TASK REQUIREMENTS
Retype exactly what appears below from the line containing "Generate a web" down to the line containing "var intensityTicks = [1, 10, 100];", keeping both end lines. Do not include pictures.

DATASET
· · ·

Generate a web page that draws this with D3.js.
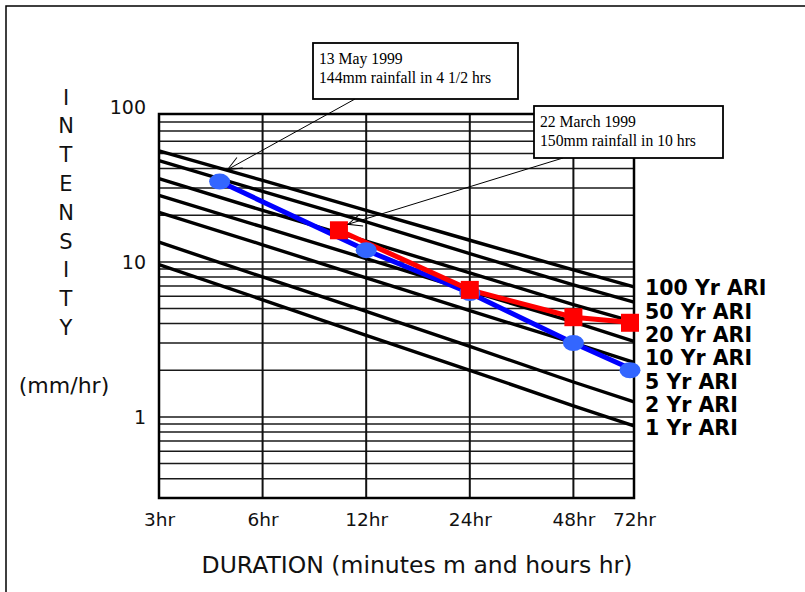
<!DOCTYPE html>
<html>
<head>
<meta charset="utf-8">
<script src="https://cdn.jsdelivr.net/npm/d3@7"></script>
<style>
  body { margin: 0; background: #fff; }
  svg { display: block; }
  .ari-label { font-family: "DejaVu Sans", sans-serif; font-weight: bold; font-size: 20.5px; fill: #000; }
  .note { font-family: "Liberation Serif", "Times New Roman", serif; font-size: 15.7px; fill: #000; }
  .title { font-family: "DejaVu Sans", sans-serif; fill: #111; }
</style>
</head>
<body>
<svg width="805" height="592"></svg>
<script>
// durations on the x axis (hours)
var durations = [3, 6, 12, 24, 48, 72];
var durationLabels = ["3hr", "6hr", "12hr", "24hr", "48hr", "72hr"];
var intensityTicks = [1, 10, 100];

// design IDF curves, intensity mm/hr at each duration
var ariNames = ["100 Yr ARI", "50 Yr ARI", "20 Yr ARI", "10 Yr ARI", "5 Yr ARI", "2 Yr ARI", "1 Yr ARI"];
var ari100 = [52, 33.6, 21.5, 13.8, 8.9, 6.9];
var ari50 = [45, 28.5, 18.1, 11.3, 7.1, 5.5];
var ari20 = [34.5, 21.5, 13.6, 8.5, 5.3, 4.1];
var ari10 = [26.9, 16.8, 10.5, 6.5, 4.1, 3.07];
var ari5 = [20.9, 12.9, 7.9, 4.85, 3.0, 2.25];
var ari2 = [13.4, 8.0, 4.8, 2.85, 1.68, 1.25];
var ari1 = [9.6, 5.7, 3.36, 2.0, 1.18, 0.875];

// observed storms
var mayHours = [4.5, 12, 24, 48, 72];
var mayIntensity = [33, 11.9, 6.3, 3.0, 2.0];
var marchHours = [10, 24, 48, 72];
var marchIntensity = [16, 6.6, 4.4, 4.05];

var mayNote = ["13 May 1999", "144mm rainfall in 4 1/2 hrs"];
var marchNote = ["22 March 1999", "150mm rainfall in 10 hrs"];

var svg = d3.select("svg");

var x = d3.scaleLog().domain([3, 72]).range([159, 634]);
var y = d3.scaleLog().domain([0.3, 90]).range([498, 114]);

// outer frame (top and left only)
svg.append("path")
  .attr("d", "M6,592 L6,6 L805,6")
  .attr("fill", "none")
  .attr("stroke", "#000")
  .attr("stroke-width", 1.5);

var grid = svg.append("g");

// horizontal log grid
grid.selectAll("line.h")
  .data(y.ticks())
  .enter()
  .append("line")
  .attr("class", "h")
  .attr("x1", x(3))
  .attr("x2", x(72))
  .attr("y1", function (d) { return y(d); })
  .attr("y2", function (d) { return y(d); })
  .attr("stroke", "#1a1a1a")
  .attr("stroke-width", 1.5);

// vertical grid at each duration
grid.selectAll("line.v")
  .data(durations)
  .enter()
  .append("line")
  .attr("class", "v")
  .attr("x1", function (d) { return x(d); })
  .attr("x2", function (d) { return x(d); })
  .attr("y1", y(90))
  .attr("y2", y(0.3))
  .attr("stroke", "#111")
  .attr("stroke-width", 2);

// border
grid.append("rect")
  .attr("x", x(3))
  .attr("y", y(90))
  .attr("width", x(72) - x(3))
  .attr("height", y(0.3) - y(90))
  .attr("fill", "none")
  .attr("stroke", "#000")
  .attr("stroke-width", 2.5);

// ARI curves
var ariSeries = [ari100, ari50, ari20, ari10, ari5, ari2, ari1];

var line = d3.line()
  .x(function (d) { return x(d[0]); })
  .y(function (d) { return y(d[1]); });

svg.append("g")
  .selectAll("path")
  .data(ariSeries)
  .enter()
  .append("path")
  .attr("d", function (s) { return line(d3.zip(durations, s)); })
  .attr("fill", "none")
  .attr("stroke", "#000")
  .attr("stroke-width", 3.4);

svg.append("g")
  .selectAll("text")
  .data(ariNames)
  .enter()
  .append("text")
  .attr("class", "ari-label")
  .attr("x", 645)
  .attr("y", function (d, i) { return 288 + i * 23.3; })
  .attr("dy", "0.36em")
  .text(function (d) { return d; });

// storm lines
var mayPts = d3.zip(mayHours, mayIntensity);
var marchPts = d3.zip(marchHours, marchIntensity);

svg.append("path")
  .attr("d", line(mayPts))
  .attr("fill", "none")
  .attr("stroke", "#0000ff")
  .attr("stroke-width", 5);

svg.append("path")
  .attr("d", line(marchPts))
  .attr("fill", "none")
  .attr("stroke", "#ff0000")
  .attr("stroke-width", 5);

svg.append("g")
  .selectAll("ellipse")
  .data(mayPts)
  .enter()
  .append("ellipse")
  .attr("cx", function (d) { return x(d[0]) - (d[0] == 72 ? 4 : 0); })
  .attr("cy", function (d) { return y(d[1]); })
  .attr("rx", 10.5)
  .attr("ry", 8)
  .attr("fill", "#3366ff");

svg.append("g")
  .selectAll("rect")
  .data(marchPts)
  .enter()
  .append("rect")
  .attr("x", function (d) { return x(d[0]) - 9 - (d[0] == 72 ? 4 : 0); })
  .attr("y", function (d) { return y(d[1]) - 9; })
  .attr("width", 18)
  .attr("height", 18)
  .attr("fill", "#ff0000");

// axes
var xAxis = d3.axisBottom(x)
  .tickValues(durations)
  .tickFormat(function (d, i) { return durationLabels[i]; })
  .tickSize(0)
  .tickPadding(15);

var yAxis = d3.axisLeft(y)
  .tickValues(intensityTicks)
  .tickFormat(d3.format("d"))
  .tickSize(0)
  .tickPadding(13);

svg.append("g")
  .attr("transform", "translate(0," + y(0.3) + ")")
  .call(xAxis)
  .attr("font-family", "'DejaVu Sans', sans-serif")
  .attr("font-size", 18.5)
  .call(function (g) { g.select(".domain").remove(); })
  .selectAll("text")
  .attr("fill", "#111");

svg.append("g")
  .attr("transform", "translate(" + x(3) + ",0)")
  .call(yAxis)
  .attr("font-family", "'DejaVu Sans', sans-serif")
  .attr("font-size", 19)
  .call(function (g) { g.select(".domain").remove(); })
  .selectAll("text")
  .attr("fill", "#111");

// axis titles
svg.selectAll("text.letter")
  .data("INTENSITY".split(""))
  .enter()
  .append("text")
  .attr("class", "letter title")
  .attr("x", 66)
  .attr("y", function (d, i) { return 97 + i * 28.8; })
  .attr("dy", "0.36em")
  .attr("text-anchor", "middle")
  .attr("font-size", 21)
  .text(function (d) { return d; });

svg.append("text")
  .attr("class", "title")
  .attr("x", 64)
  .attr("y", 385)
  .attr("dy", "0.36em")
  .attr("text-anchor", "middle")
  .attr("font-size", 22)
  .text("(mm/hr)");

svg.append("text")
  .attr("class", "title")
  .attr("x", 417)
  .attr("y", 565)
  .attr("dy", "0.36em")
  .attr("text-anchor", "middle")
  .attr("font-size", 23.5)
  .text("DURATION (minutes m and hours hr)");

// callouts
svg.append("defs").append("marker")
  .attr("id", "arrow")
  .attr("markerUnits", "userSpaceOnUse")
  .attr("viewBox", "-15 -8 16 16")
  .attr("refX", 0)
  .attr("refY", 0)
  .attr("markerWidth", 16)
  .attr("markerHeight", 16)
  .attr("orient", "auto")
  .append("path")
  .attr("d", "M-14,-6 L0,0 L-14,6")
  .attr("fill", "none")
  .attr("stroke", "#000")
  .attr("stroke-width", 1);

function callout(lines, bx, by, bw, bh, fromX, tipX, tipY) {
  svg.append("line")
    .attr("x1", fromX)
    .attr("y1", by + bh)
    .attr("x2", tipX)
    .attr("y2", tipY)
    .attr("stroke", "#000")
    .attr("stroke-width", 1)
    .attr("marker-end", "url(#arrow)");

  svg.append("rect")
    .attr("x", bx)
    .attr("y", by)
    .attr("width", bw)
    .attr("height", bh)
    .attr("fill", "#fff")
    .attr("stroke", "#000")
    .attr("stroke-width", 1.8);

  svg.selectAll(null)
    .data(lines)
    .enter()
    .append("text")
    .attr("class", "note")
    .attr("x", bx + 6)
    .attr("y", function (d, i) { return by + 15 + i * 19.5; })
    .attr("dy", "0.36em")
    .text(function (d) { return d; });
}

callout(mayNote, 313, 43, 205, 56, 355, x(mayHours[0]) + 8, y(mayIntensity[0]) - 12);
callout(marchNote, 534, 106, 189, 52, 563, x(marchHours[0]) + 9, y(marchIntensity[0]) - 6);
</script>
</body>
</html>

· · ·

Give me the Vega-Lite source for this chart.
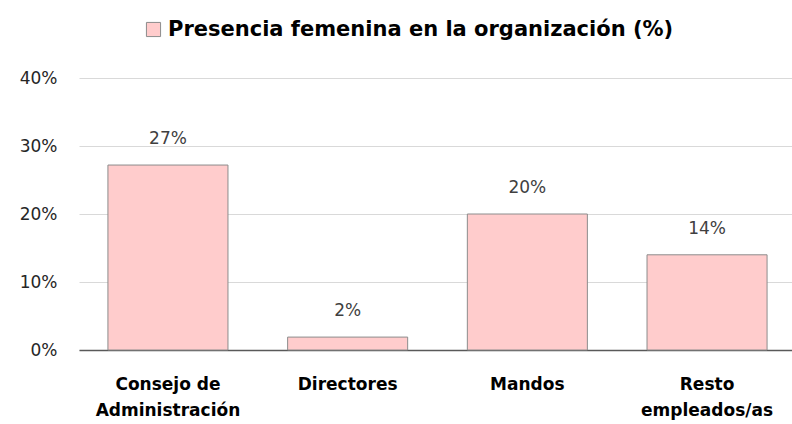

· · ·

FULL RESPONSE
Generate a web page that draws this with D3.js.
<!DOCTYPE html>
<html>
<head>
<meta charset="utf-8">
<script src="https://cdn.jsdelivr.net/npm/d3@7"></script>
<style>
  body { margin: 0; background: #fff; }
  svg { display: block; }
  .ari-label { font-family: "DejaVu Sans", sans-serif; font-weight: bold; font-size: 20.5px; fill: #000; }
  .note { font-family: "Liberation Serif", "Times New Roman", serif; font-size: 15.7px; fill: #000; }
  .title { font-family: "DejaVu Sans", sans-serif; fill: #111; }
</style>
</head>
<body>
<svg width="805" height="592"></svg>
<script>
// durations on the x axis (hours)
var durations = [3, 6, 12, 24, 48, 72];
var durationLabels = ["3hr", "6hr", "12hr", "24hr", "48hr", "72hr"];
var intensityTicks = [1, 10, 100];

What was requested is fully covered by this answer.